Pendant ce temps, au village de M.Papon - 08/10/1997

A Saint-Amand, les mésaventures de l'ancien maire, Maurice Papon, viennent perturber un quotidien paisible

Jean-François MEZERGUES

Phare terrien du sud du Cher, une ville de 12 000 habitants reçoit les images et les commentaires du procès de Bordeaux de plein fouet. Comme un méchant boomerang que tout le monde se défend d'avoir lancé. l'Histoire revient par ricochet tourmenter une population sans histoires aspirant uniquement à vivre en paix.

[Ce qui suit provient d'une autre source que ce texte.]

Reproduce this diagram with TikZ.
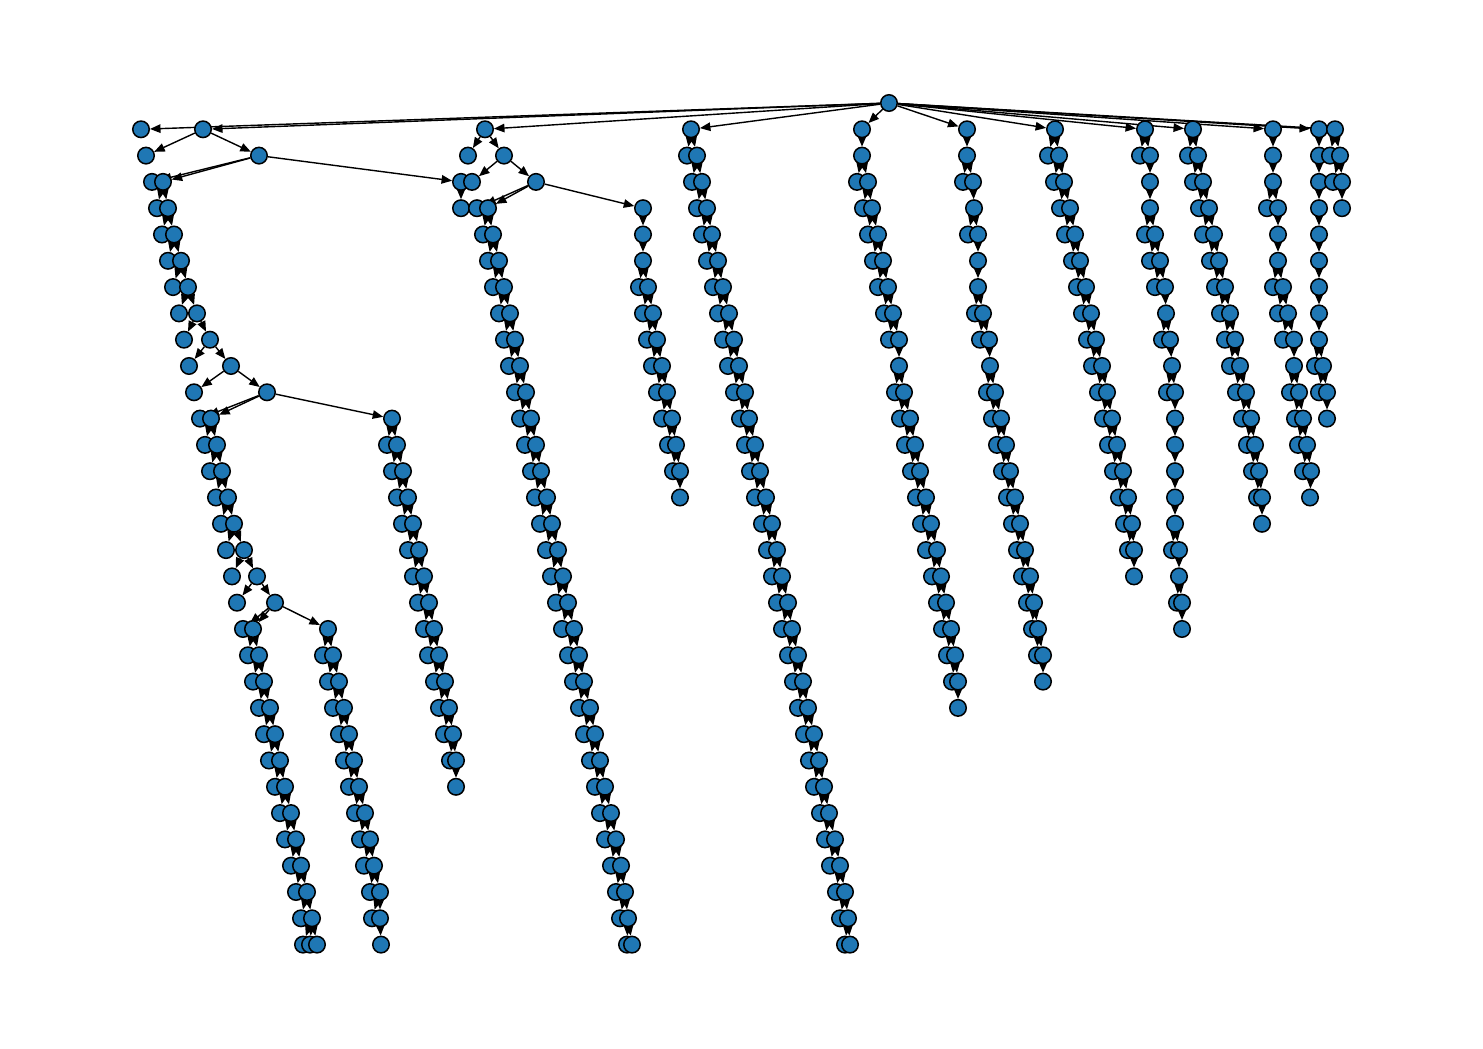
\documentclass[tikz,border=0pt]{standalone}
\usepackage{tikz}
\usetikzlibrary{arrows.meta}
\definecolor{nxblue}{HTML}{1F77B4}
\pgfdeclarelayer{edges}
\pgfsetlayers{edges,main}
\tikzset{
  dot/.style = {circle, draw=black, fill=nxblue, line width=1.5pt,
    inner sep=0pt, minimum size=16.5pt},
  link/.style = {->, line width=1.4pt}
}
% one spine per column, a leaf (or 0) beside each spine node
\newcommand{\chainof}[3]{%
  \foreach \sx/\lx [count=\k from #2] in #3{%
    \pgfmathsetmacro{\yy}{103+26.3*\k}
    \ifnum\lx>0 \node[dot] (#1l\k) at (\lx,\yy) {};\fi
    \node[dot] (#1s\k) at (\sx,\yy) {};
  }}
\newcommand{\linksof}[3]{%
  \foreach \sx/\lx [count=\k from #2] in #3{%
    \ifnum\k>#2
      \pgfmathtruncatemacro{\up}{\k-1}
      \draw[link] (#1s\up) -- (#1s\k);
      \ifnum\lx>0 \draw[link] (#1s\up) -- (#1l\k);\fi
    \fi
  }}
\newcommand{\dataY}{141/0}
\newcommand{\dataP}{461/0, 461/0}
\newcommand{\dataZ}{203/0, 259/146, 163/152, 168/157, 174/162, 181/168, 188/173,
  197/179, 210/184, 231/189, 267/194, 211/200, 217/205, 222/210, 228/216,
  234/221, 244/226, 257/232, 275/237, 253/243, 259/248, 264/253, 270/259,
  275/264, 280/269, 285/275, 291/280, 296/285, 301/291, 307/296, 312/301,
  317/310}
\newcommand{\dataQ}{392/0, 397/387, 403/392, 408/397, 413/402, 419/408, 424/413,
  429/418, 434/424, 439/428, 445/434, 449/439, 453/444, 456/450, 456/0}
\newcommand{\dataN}{328/0, 333/323, 339/328, 344/333, 349/339, 354/344, 359/349,
  365/355, 370/360, 374/364, 380/370, 380/372, 381/0}
\newcommand{\dataR}{485/0, 504/468, 536/472, 488/477, 493/483, 499/488, 504/493,
  510/499, 515/504, 520/509, 526/515, 531/520, 536/525, 541/531, 547/535,
  552/540, 558/546, 563/551, 568/556, 574/562, 579/568, 584/573, 590/579,
  595/584, 600/590, 605/595, 611/600, 616/605, 621/611, 625/616, 628/620,
  632/627}
\newcommand{\dataS}{643/0, 643/0, 643/0, 648/639, 653/643, 657/647, 662/652,
  667/657, 672/662, 676/668, 680/673, 680/0}
\newcommand{\dataT}{691/0, 697/687, 702/692, 707/697, 712/702, 718/707, 723/713,
  729/718, 734/723, 739/728, 745/734, 749/740, 755/745, 760/750, 766/755,
  772/762, 777/767, 782/772, 788/777, 792/782, 798/788, 803/793, 808/798,
  814/804, 819/809, 824/814, 829/820, 835/825, 840/830, 845/836, 848/840,
  850/845}
\newcommand{\dataA}{862/0, 862/0, 868/857, 872/863, 878/868, 883/873, 888/878,
  893/884, 899/889, 899/0, 904/895, 910/900, 915/905, 920/911, 926/916,
  931/921, 937/926, 941/932, 946/937, 951/942, 955/947, 958/952, 958/0}
\newcommand{\dataB}{967/0, 967/0, 973/963, 974/0, 978/968, 978/0, 978/0, 983/975,
  989/980, 990/0, 995/987, 1001/992, 1006/997, 1010/1002, 1015/1007,
  1020/1012, 1025/1017, 1030/1022, 1034/1027, 1038/1032, 1043/1037, 1043/0}
\newcommand{\dataC}{1055/0, 1059/1048, 1064/1054, 1070/1060, 1075/1065, 1080/1072,
  1086/1077, 1091/1082, 1096/1087, 1102/1092, 1107/1098, 1112/1103,
  1117/1108, 1123/1113, 1128/1119, 1132/1124, 1134/1128, 1134/0}
\newcommand{\dataD}{1145/0, 1150/1140, 1150/0, 1150/0, 1155/1145, 1160/1150,
  1165/1155, 1166/0, 1170/1162, 1172/0, 1175/1167, 1175/0, 1175/0, 1175/0,
  1175/0, 1175/0, 1179/1172, 1179/0, 1182/1177, 1182/0}
\newcommand{\dataE}{1193/0, 1198/1188, 1203/1193, 1209/1199, 1214/1203, 1219/1210,
  1225/1215, 1230/1220, 1235/1225, 1240/1230, 1246/1236, 1251/1242,
  1255/1247, 1259/1252, 1262/1257, 1262/0}
\newcommand{\dataF}{1273/0, 1273/0, 1273/0, 1278/1267, 1278/0, 1278/0, 1283/1273,
  1288/1278, 1294/1283, 1294/0, 1299/1290, 1303/1295, 1307/1298, 1311/1303,
  1310/0}
\newcommand{\dataG}{1319/0, 1319/0, 1319/0, 1319/0, 1319/0, 1319/0, 1319/0,
  1319/0, 1319/0, 1323/1315, 1327/1319, 1327/0}
\newcommand{\dataH}{1335/0, 1340/1330, 1342/1333, 1342/0}

\begin{document}
\begin{tikzpicture}[x=1pt, y=-1pt, >={Triangle[length=10.5pt,width=8.5pt]}]
\useasboundingbox (0,0) rectangle (1483,1049);

\node[dot] (root) at (889,103) {};
\chainof{Y}{1}{\dataY}
\chainof{P}{3}{\dataP}
\node[dot] (end) at (303,944.6) {};
\chainof{Z}{1}{\dataZ}
\chainof{Q}{12}{\dataQ}
\chainof{N}{20}{\dataN}
\chainof{R}{1}{\dataR}
\chainof{S}{4}{\dataS}
\chainof{T}{1}{\dataT}
\chainof{A}{1}{\dataA}
\chainof{B}{1}{\dataB}
\chainof{C}{1}{\dataC}
\chainof{D}{1}{\dataD}
\chainof{E}{1}{\dataE}
\chainof{F}{1}{\dataF}
\chainof{G}{1}{\dataG}
\chainof{H}{1}{\dataH}

\begin{pgfonlayer}{edges}
\foreach \c in {Y,Z,R,T,A,B,C,D,E,F,G,H}
  \draw[link] (root) -- (\c s1);
\linksof{P}{3}{\dataP}
\linksof{Z}{1}{\dataZ}
\linksof{Q}{12}{\dataQ}
\linksof{N}{20}{\dataN}
\linksof{R}{1}{\dataR}
\linksof{S}{4}{\dataS}
\linksof{T}{1}{\dataT}
\linksof{A}{1}{\dataA}
\linksof{B}{1}{\dataB}
\linksof{C}{1}{\dataC}
\linksof{D}{1}{\dataD}
\linksof{E}{1}{\dataE}
\linksof{F}{1}{\dataF}
\linksof{G}{1}{\dataG}
\linksof{H}{1}{\dataH}
\draw[link] (Zs2) -- (Ps3);
\draw[link] (Zs11) -- (Qs12);
\draw[link] (Zs19) -- (Ns20);
\draw[link] (Zs31) -- (end);
\draw[link] (Rs3) -- (Ss4);
\end{pgfonlayer}
\end{tikzpicture}
\end{document}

Bordeaux paraissait si loin, les souvenirs de l'Occupation si vagues.
Dans ce modeste centre de tradition bijoutière et d'imprimeries, bourgeoisie aisée, parfois nostalgique du 19e siècle, majorité municipale RPR-UDF soudée autour du sénateur-maire Serge Vinçon, " l'héritier " de l'ancien ministre d'Etat, on vivait l'après-Papon comme l'avant. La conscience tranquille. En toute innocence.
On s'efforçait d'oublier les tristes révélations du Canard Enchaîné. En quoi Saint-Amand serait-elle coupable de la France de Vichy et des rafles de Bordeaux ? Ici, l'Histoire passe, elle ne s'arrête pas aux soucis quotidiens des gens qui ne se mêlent pas des affaires de leurs voisins.

La poussière du temps

La voilà qui entre avec fracas, à grand renfort de documents deterrés de la poussière du temps. Il n'y a plus d'échappatoire, pas de faux-fuyants possible. Pourtant, au matin du premier jour du procès, Pierre, 16 ans, élève de seconde au lycée Jean Moulin, ignore encore que Maurice Papon a conduit la municipalité pendant douze ans. " Pour le reste, le passé c'est pas mon fort. S'il a fauté, qu'on le juge. Et qu'on n'en parle plus ".
Claire, 17 ans, terminale classique, en a beaucoup entendu parler en famille. " Les dessous de la politique me dépassent. Je n'ai pas la prétention de demander des comptes à un vieux monsieur que je n'ai jamais vu. Cela regarde et intéresse surtout nos parents. "
Les parents justement aimeraient bien mettre une sourdine au tam-tam de l'Histoire. Au comptoir du bar-tabacs-journaux Le Chiquito, à l'angle de la rue des Victoires et de la rue Nationale, la majorité silencieuse reste taisante. Le nez dans les colonnes de l'Equipe, ou sur les pages locales du Berry et de la Nouvelle République, les quotidiens ancrés dans le terroir, les premiers clients n'invitent pas au débat. La victoire de Monaco, la veille sur Canal +, et le départ des amis de Nottuln, la ville jumelle de Westphalie, accompagnent mieux le petit noir que les miasmes d'une époque obscure. On a tout juste le temps de l'avaler avant de filer au boulot. Il y a presse. L'aparté mezza voce du bout du zinc ne s'ouvre pas davantage à l'étranger. L'intrus.

Les loups rodent

A l'Hôtel de ville, Serge Vinçon n'est pas dans son bureau. Il siège au Sénat en attendant d'aller à Bordeaux témoigner en faveur de Maurice Papon. Il ne renierait pas ses propos rapportés hier par Le Berry : " Mais pourquoi me taire ? J'ai de l'admiration pour celui que j'ai côtoyé et auprès de qui j'ai fait mon apprentissage d'homme public. J'ai appris de lui à me fortifier, le sens de l'effort, à tirer la leçon de l'Histoire. (...) N'est-ce pas un peu facile de hurler aujourd'hui avec les loups ? "
Les loups ne sont pas loin. Ils rôdent dans la ville. Au lycée Jean Moulin, c'est un soixante-huitard barbu et membre des " Amis de Louis Lecoin ", une association pacifico-anar. Le prof de maths, Alain Pennetier, attend impatiemment une " franche condamnation ". Il l'appelle de tout son être. " D'abord, parce que depuis les révélation de 1981, il a toujours nié, parlant de basses manoeuvres politiques, de complot, de cabale. Au bout du compte, il aura ce qu'il semble avoir recherché ".
A la Poste, c'est Joël Bugnone, militant du PC, dont les copains ont été assassinés à Charonne et des aînés traînés en justice par Papon et condamnés pour affichage diffamatoire. Aujourd'hui, le prof et le postier mènent le même combat. Au nom de la mémoire. La mémoire dont les tourments n'ont pas fini de torturer les coeurs de Saint-Amand la paisible.